Also, if POPA or POPAD in 16-bit mode is followed by an instruction which uses an effective address using EAX as a base or index, the CPU will hang.

    cli
    mov ax,1234h     ; loaded AX with any nonzero value
    pusha            ; push the value on to the stack, use push all
    popa             ; then pop back again
    mov bl,[bx+si]   ; base-index addressing mode
    sti

If this piece of code is excuted on a 386DX (or some 386SX), the AX register value will be ZERO, but on a 80486 or later CPU, it will be 1234h.

Word Write

On the 8086/88 (+ V20/V30), when a word write is performed at offset 0ffffh in a segment, one byte will be written at that offset and the other at offset 0, while an 80186 family processor will write one byte at offset 0ffffh, and the other, one byte beyond the end of the segment (offset 10000h). So all we have to do is test if it wraps around or not:

    mov     ax, ds:[0ffffh]         ; save original bytes
    mov     word ptr ds:[0ffffh], 0aaaah
    cmp     byte ptr ds:[0], 0aah   ; did 2nd byte wrap around?
    mov     ds:[0ffffh], ax         ; restore original bytes
    je      _is_808x
    jne     _is_8018x

Again, note that this should only be used for the specified processors.

Multi-Prefix Intructions

The standard 8086/88 processors have a bug such that they loose multiple prefixes if an interrupt occurs, while CMOS versions do not, since this bug was fixed in the 80C86/C88 processors (NEC V20/V30 processors also do not have this bug -- allowing the following code to also be applicable to them). If we execute a string operation with a repeat prefix and also a segment override for long enough to be interrupted, then, if we are on a 8086/88 the REP prefix will be lost when the instruction is interrupted, since on return, only the last prefix will be retained. If instead, we are on a low-power consumption CMOS version, the code will successfully complete.

	mov     cx, 0ffffh
	sti
	rep lods    byte ptr es:[si]        ; sure to be interrupted
	cli
	jcxz    _not_standard_808x      ; check if REP was completed

	if here, then it's just a standard 8086/88
	.
	.
	.

Just in case you want to use a piece of code like this without having to worry about that bug, here's how to get it work correctly every time (with interrupts enabled -- this time with MOVS):

do_REP:     rep movs    byte ptr es:[di], es:[si]   ; may be interrupted!
            jcxz    carry_on                        ; if not, carry on,
            loop    do_REP                          ; else, complete REP
carry_on:

SGDT/SIDT instructions

This method is used by Windows 3.0 to check if it's running on a 286 or a 386. The 80386 16-bit forms of the SGDT / SIDT instructions are compatible with the 80286, if the value in the upper eight bits is not referenced.

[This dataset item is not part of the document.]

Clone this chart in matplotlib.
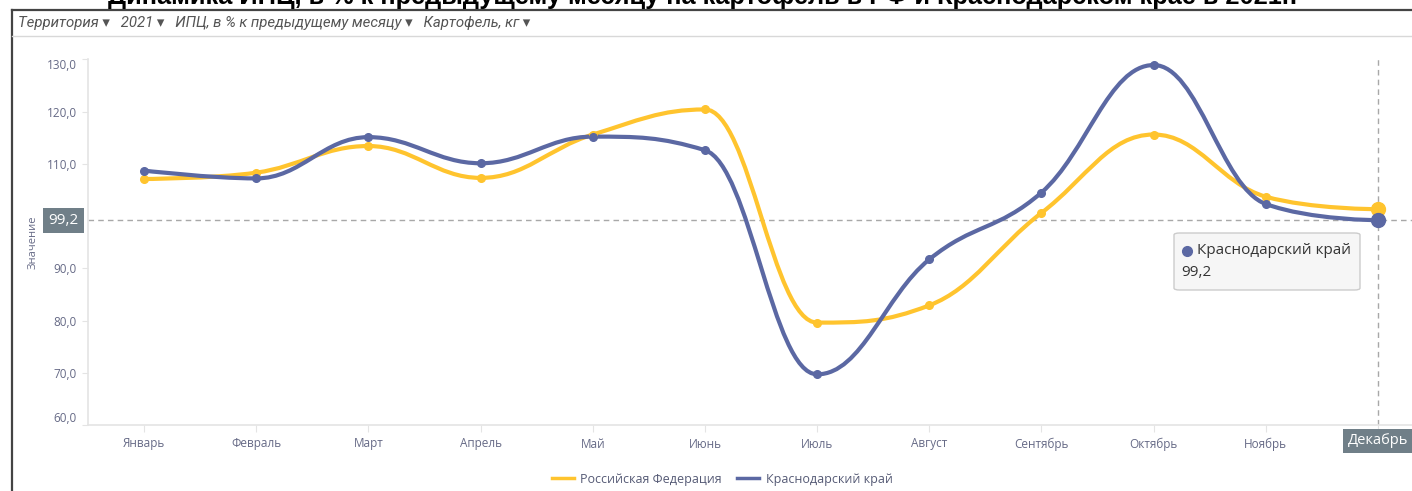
import matplotlib
matplotlib.use("Agg")
import matplotlib.pyplot as plt
import matplotlib.transforms as mtransforms
from matplotlib.path import Path
from matplotlib.patches import PathPatch, FancyBboxPatch
from matplotlib.lines import Line2D

months = ["Январь", "Февраль", "Март", "Апрель", "Май", "Июнь",
          "Июль", "Август", "Сентябрь", "Октябрь", "Ноябрь", "Декабрь"]
rf_values = [107.1, 108.3, 113.4, 107.3, 115.6, 120.4,
             79.6, 82.9, 100.6, 115.6, 103.7, 101.3]
krd_values = [108.7, 107.2, 115.1, 110.1, 115.2, 112.6,
              69.7, 91.7, 104.5, 128.9, 102.3, 99.2]
series_names = ["Российская Федерация", "Краснодарский край"]
y_ticks = [60, 70, 80, 90, 110, 120, 130]

title = "Динамика ИПЦ, в % к предыдущему месяцу на картофель в РФ и Краснодарском крае в 2021г."
filters = "Территория ▾   2021 ▾   ИПЦ, в % к предыдущему месяцу ▾   Картофель, кг ▾"

YELLOW = "#FFC42E"
BLUE = "#5B68A3"
AXIS_TXT = "#666a86"
BOX = "#707f88"

W, H = 1412, 491


def spline_path(xs, ys, smoothing=1.5):
    # highcharts-style spline: cubic bezier through every point
    n = len(xs)
    lc = list(zip(xs, ys))
    rc = list(zip(xs, ys))
    d = smoothing + 1
    for i in range(1, n - 1):
        x, y = xs[i], ys[i]
        lx, ly = xs[i - 1], ys[i - 1]
        nx, ny = xs[i + 1], ys[i + 1]
        lcx = (smoothing * x + lx) / d
        lcy = (smoothing * y + ly) / d
        rcx = (smoothing * x + nx) / d
        rcy = (smoothing * y + ny) / d
        corr = ((rcy - lcy) * (rcx - x)) / (rcx - lcx) + y - rcy
        lcy += corr
        rcy += corr
        if lcy > ly and lcy > y:
            lcy = max(ly, y)
            rcy = 2 * y - lcy
        elif lcy < ly and lcy < y:
            lcy = min(ly, y)
            rcy = 2 * y - lcy
        if rcy > ny and rcy > y:
            rcy = max(ny, y)
            lcy = 2 * y - rcy
        elif rcy < ny and rcy < y:
            rcy = min(ny, y)
            lcy = 2 * y - rcy
        lc[i] = (lcx, lcy)
        rc[i] = (rcx, rcy)
    verts = [(xs[0], ys[0])]
    codes = [Path.MOVETO]
    for i in range(1, n):
        verts += [rc[i - 1], lc[i], (xs[i], ys[i])]
        codes += [Path.CURVE4] * 3
    return Path(verts, codes)


plt.rcParams['font.family'] = ['Open Sans', 'DejaVu Sans']

fig = plt.figure(figsize=(W / 100, H / 100), dpi=100)
ax = fig.add_axes([88 / W, 1 - 425 / H, 1 - 88 / W, (425 - 59.3) / H])

xs = list(range(len(months)))
for vals, color in [(rf_values, YELLOW), (krd_values, BLUE)]:
    ax.add_patch(PathPatch(spline_path(xs, vals), fc="none", ec=color, lw=3,
                           capstyle="round", joinstyle="round", zorder=3))
    ax.plot(xs[:-1], vals[:-1], "o", ms=5.5, color=color, zorder=4)
    ax.plot(xs[-1], vals[-1], "o", ms=10, color=color, zorder=5)

ax.set_xlim(-0.5, (W - 144) / 112.18)
ax.set_ylim(60, 130)

# crosshairs on hovered point
ax.axhline(krd_values[-1], color="#a8a8a8", lw=1, ls=(0, (4, 3)), zorder=2)
ax.axvline(11, color="#a8a8a8", lw=1, ls=(0, (4, 3)), zorder=2)

for s in ["top", "right"]:
    ax.spines[s].set_visible(False)
for s in ["left", "bottom"]:
    ax.spines[s].set_color("#e4e4e4")
    ax.spines[s].set_linewidth(1.2)

ax.set_yticks(y_ticks)
ax.set_yticklabels([f"{v:.1f}".replace(".", ",") for v in y_ticks])
ax.set_xticks(xs)
ax.set_xticklabels(months[:-1] + [""])
ax.tick_params(axis="y", length=4, color="#e4e4e4", labelsize=8.5,
               labelcolor=AXIS_TXT, pad=4)
ax.tick_params(axis="x", length=5, color="#e4e4e4", labelsize=8.5,
               labelcolor=AXIS_TXT, pad=4)
ylabs = ax.get_yticklabels()
ylabs[0].set_va("bottom")
ylabs[-1].set_va("top")

# boxed labels on the axes
tr_y = mtransforms.blended_transform_factory(fig.transFigure, ax.transData)
fig.text(63.5 / W, krd_values[-1], "99,2", transform=tr_y, ha="center",
         va="center", color="white", fontsize=11,
         bbox=dict(boxstyle="square,pad=0.33", fc=BOX, ec="none"))
tr_x = mtransforms.blended_transform_factory(ax.transData, fig.transFigure)
fig.text(11, 1 - 441 / H, months[-1], transform=tr_x, ha="center",
         va="center", color="white", fontsize=10.5,
         bbox=dict(boxstyle="square,pad=0.33", fc=BOX, ec="none"))

# tooltip
fig.patches.append(FancyBboxPatch((1174 / W, 1 - 290 / H), 186 / W, 57 / H,
                                  boxstyle="round,pad=0,rounding_size=0.004",
                                  transform=fig.transFigure, fc="#f6f6f6",
                                  ec="#cccccc", lw=1))
fig.add_artist(Line2D([1187 / W], [1 - 251 / H], marker="o", ms=7,
                      color=BLUE, transform=fig.transFigure))
fig.text(1197 / W, 1 - 251 / H, series_names[1], fontsize=11,
         color="#333333", va="center")
fig.text(1181 / W, 1 - 273 / H, "99,2", fontsize=11, color="#333333",
         va="center")

fig.text(33 / W, 1 - 242 / H, "Значение", rotation=90, fontsize=8,
         color=AXIS_TXT, ha="center", va="center")

# legend
handles = [Line2D([], [], color=YELLOW, lw=2.5),
           Line2D([], [], color=BLUE, lw=2.5)]
fig.legend(handles, series_names, loc="center", ncol=2,
           bbox_to_anchor=(722 / W, 1 - 479 / H), frameon=False, fontsize=9,
           labelcolor="#555a75", handlelength=1.8, handletextpad=0.5,
           columnspacing=1.2)

# frame, header, filters
fig.add_artist(Line2D([12 / W, 1], [1 - 10 / H] * 2, color="#444444",
                      lw=1.6, transform=fig.transFigure))
fig.add_artist(Line2D([12 / W] * 2, [0, 1 - 10 / H], color="#444444",
                      lw=1.6, transform=fig.transFigure))
fig.add_artist(Line2D([12 / W, 1], [1 - 36 / H] * 2, color="#d8d8d8",
                      lw=1, transform=fig.transFigure))
fig.text(703 / W, 1 - 4 / H, title, ha="center", va="baseline",
         fontsize=18.3, fontweight="bold", color="black",
         family=["Liberation Sans", "DejaVu Sans"])
fig.text(18 / W, 1 - 23 / H, filters, ha="left", va="center", fontsize=10.8,
         style="italic", color="#555555", family=["Roboto", "DejaVu Sans"])

fig.savefig("out.png", dpi=100)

The 80286 stores 1's in these upper bits. These bits were specified as undefined by the SGDT / SIDT instructions in the iAPX 286 Programmer's Reference Manual. The following instructions are taken from Windows 3.0's KERNEL.EXE:

	sgdt	fword ptr [bp-4]
	cmp	byte ptr [bp+1], 0FFh
	jz	_is_a_286
	; _is_a_386_or_higher

Please note that, on any 32-bit CPU, SGDT/SIDT instructions ignore any operand size prefixes and always store full 32 bits of base address. Intel documentation on the other hand states that with 16-bit operand size, SGDT/SIDT stores 24 bits of the base address and the 4th byte is zeroed, and while using 32-bit operand size, all 32 bits of the base address are stored.

ID Register

Beginning with the 80386 processor, Intel included a so-called ID register, which contains information about the processor model and stepping. This register is accessible in an unusual way - it is passed in DX after reset.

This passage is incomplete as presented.